Analyzing Zero-shot Cross-lingual Transfer in Supervised NLP Tasks
- URL: http://arxiv.org/abs/2101.10649v1
- Date: Tue, 26 Jan 2021 09:21:25 GMT
- Title: Analyzing Zero-shot Cross-lingual Transfer in Supervised NLP Tasks
- Authors: Hyunjin Choi, Judong Kim, Seongho Joe, Seungjai Min, Youngjune Gwon
- Abstract summary: In zero-shot cross-lingual transfer, a supervised NLP task trained on a corpus in one language is directly applicable to another language without any additional training.
Recently introduced cross-lingual language model (XLM) pretraining brings out neural parameter sharing in Transformer-style networks.
In this paper, we aim to validate the hypothetically strong cross-lingual transfer properties induced by XLM pretraining.

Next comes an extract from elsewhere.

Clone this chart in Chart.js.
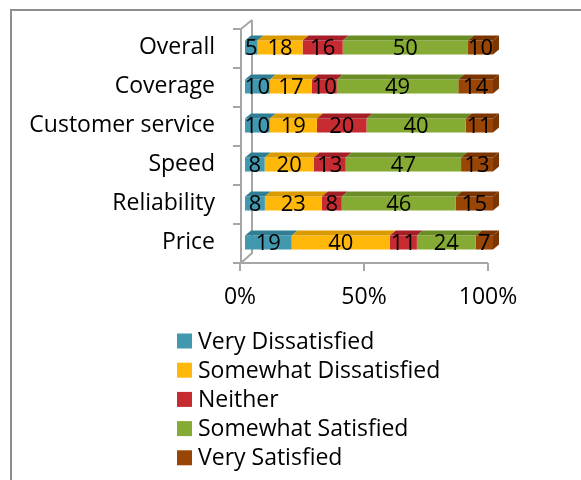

- Score: 6.7155846430379285
- License: http://creativecommons.org/licenses/by/4.0/
- Abstract: In zero-shot cross-lingual transfer, a supervised NLP task trained on a
corpus in one language is directly applicable to another language without any
additional training. A source of cross-lingual transfer can be as
straightforward as lexical overlap between languages (e.g., use of the same
scripts, shared subwords) that naturally forces text embeddings to occupy a
similar representation space. Recently introduced cross-lingual language model
(XLM) pretraining brings out neural parameter sharing in Transformer-style
networks as the most important factor for the transfer. In this paper, we aim
to validate the hypothetically strong cross-lingual transfer properties induced
by XLM pretraining. Particularly, we take XLM-RoBERTa (XLMR) in our experiments
that extend semantic textual similarity (STS), SQuAD and KorQuAD for machine
reading comprehension, sentiment analysis, and alignment of sentence embeddings
under various cross-lingual settings. Our results indicate that the presence of
cross-lingual transfer is most pronounced in STS, sentiment analysis the next,
and MRC the last. That is, the complexity of a downstream task softens the
degree of crosslingual transfer. All of our results are empirically observed
and measured, and we make our code and data publicly available.